The Art of Moviemaking: The Wizard of Oz and Director’s Inspiration: Spike Lee close Sunday, Sep. 25, 2022.
The Art of Moviemaking: The Godfather and Director’s Inspiration: Agnes Varda, Open Nov. 3.
The Academy Museum exhibition galleries are open seven days a week, with hours Sunday through Thursday from 10 a.m. to 6 p.m. and Friday and Saturday from 10 a.m. to 8 p.m.
Tickets to the Academy Museum are available only through advance online reservations via the Academy Museum’s website and mobile app.
General admission tickets for the museum’s exhibitions are $25 for adults, $19 for seniors (age 62+), and $15 for students. Admission for visitors ages 17 and younger, and for California residents with an EBT, card is free.
Film screening tickets are $10 for adults, $7 for seniors (age 62+), and $5 for students and children (age 17-).
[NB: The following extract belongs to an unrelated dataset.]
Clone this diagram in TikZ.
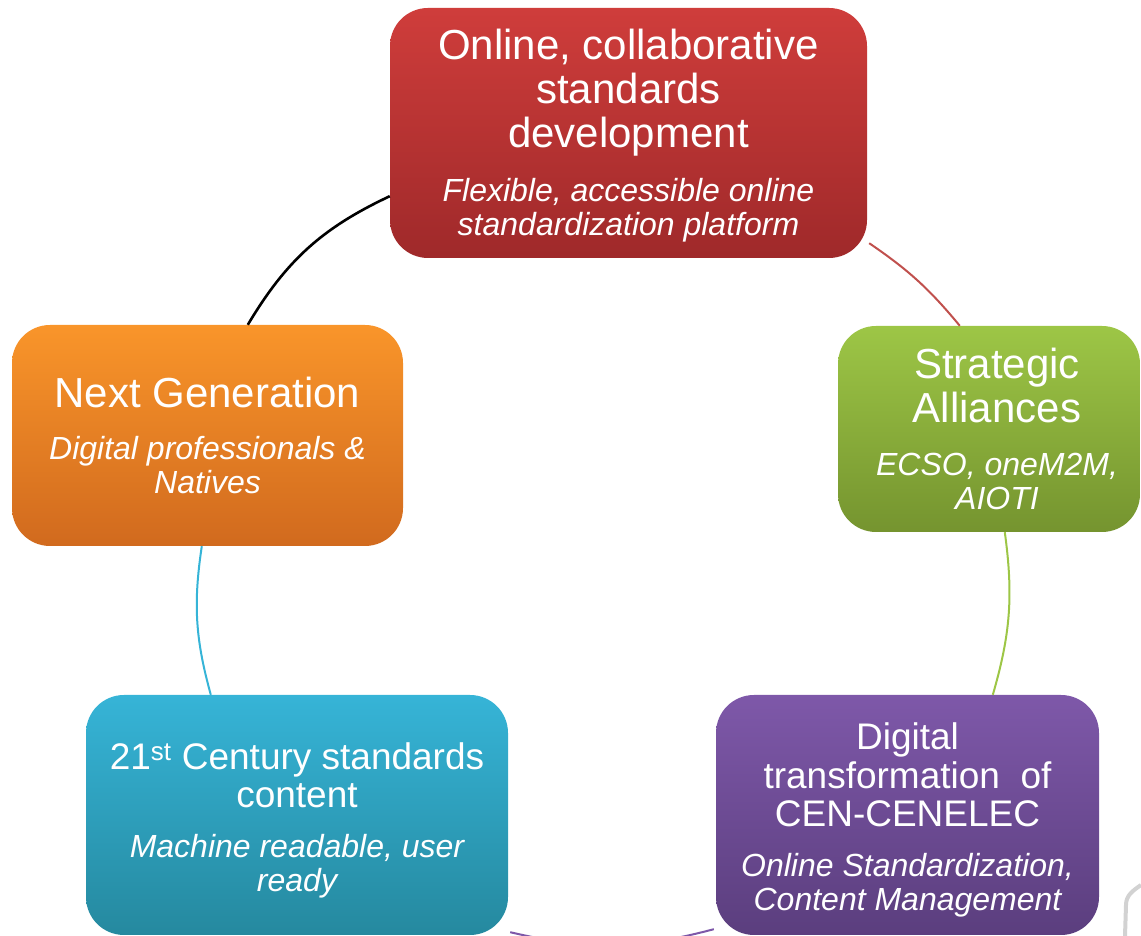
\documentclass[tikz,border=0pt]{standalone}
\usepackage{fontspec}
\setmainfont{Liberation Sans}
\usepackage{xcolor}
\usepackage{tikz}
\usetikzlibrary{calc}
\definecolor{redtop}{HTML}{CF3D3B}
\definecolor{redbot}{HTML}{9F292A}
\definecolor{redline}{HTML}{C0504D}
\definecolor{greentop}{HTML}{9DC646}
\definecolor{greenbot}{HTML}{75942F}
\definecolor{purpletop}{HTML}{7E58A9}
\definecolor{purplebot}{HTML}{5B3E7E}
\definecolor{cyantop}{HTML}{36B4D7}
\definecolor{cyanbot}{HTML}{25899F}
\definecolor{orangetop}{HTML}{F9952A}
\definecolor{orangebot}{HTML}{D16A1E}
\tikzset{cycle box/.style={rounded corners=38pt,text=white,inner sep=0pt,text height=0pt,text depth=0pt},arc line/.style={line width=2pt}}
\newcommand{\headfont}{\fontsize{42}{44}\selectfont}
\newcommand{\midheadfont}{\fontsize{37}{38.5}\selectfont}
\newcommand{\notefont}{\fontsize{32}{34}\selectfont\itshape}
\newcommand{\boxtext}[3]{\raisebox{#1}{\parbox[c]{#2}{\centering #3}}}

\begin{document}
\begin{tikzpicture}[x=1pt,y=1pt]
			\useasboundingbox (0,0) rectangle (1141,936);
			\clip (0,0) rectangle (1141,936);
			\node[cycle box,top color=redtop,bottom color=redbot,minimum width=477pt,minimum height=250pt] (online) at (628.5,803)
				{\boxtext{-5.5pt}{460pt}{{\headfont Online, collaborative\\standards\\development\par}\vspace{20pt}{\notefont Flexible, accessible online\\standardization platform\par}}};
			\node[cycle box,top color=greentop,bottom color=greenbot,minimum width=302pt,minimum height=206pt] (alliances) at (989,507)
				{\hspace*{16pt}\boxtext{-2.5pt}{274pt}{{\headfont Strategic\\Alliances\par}\vspace{18.5pt}{\notefont ECSO, oneM2M,\\AIOTI\par}}};
			\node[cycle box,top color=purpletop,bottom color=purplebot,minimum width=383pt,minimum height=240pt] (digital) at (907.5,121)
				{\boxtext{-7.25pt}{372pt}{{\midheadfont Digital\\transformation~ of\\CEN-CENELEC\par}\vspace{15.5pt}{\notefont Online Standardization,\\Content Management\par}}};
			\node[cycle box,top color=cyantop,bottom color=cyanbot,minimum width=422pt,minimum height=240pt] (content) at (297,121)
				{\boxtext{-8pt}{412pt}{{\midheadfont 21\textsuperscript{st} Century standards\\content\par}\vspace{16pt}{\notefont Machine readable, user\\ready\par}}};
			\node[cycle box,top color=orangetop,bottom color=orangebot,minimum width=391pt,minimum height=221pt] (nextgen) at (207.5,500.5)
				{\boxtext{-2.5pt}{382pt}{{\headfont Next Generation\par}\vspace{18pt}{\notefont Digital professionals \&\\Natives\par}}};
			\coordinate (a1) at ($(online.south east)+(2,15)$);
			\coordinate (a2) at ($(alliances.north west)+(122,0)$);
			\coordinate (b1) at ($(alliances.south west)+(167,0)$);
			\coordinate (b2) at ($(digital.north west)+(277,0)$);
			\coordinate (c1) at ($(digital.south west)+(-2,6)$);
			\coordinate (c2) at ($(content.south east)+(2,3)$);
			\coordinate (d1) at ($(content.north west)+(125,0)$);
			\coordinate (d2) at ($(nextgen.south west)+(190,0)$);
			\coordinate (e1) at ($(nextgen.north west)+(236,0)$);
			\coordinate (e2) at ($(online.south west)+(0,62)$);
			\draw[arc line,color=redline] (a1) to[bend left=8] (a2);
			\draw[arc line,color=greentop] (b1) to[bend left=12] (b2);
			\draw[arc line,color=purpletop] (c1) to[bend left=14] (c2);
			\draw[arc line,color=cyantop] (d1) to[bend left=12] (d2);
			\draw[arc line,line width=2.6pt,black] (e1) to[bend left=17] (e2);
			\draw[line width=4pt,color=gray!35] (1125,0) -- (1126,31) to[out=90,in=215] (1141,51);
		\end{tikzpicture}
\end{document}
Matinees are $5 for all.
About the Academy Museum of Motion Pictures:
The Academy Museum is the largest museum in the United States devoted to the arts, sciences, and artists of moviemaking. The museum advances the understanding, celebration, and preservation of cinema through inclusive and accessible exhibitions, screenings, programs, initiatives, and collections. Designed by Pritzker Prize-winning architect Renzo Piano, the museum’s campus contains the restored and revitalized historic Saban Building—formerly known as the May Company building (1939)—and a soaring spherical addition. Together, these buildings contain 50,000 square feet of exhibition spaces, two state-of-the-art theaters, the Shirley Temple Education Studio, and beautiful public spaces that are free and open to the public. These include: The Walt Disney Company Piazza and the Sidney Poitier Grand Lobby, which houses the Spielberg Family Gallery, Academy Museum Store, and Fanny’s restaurant and café.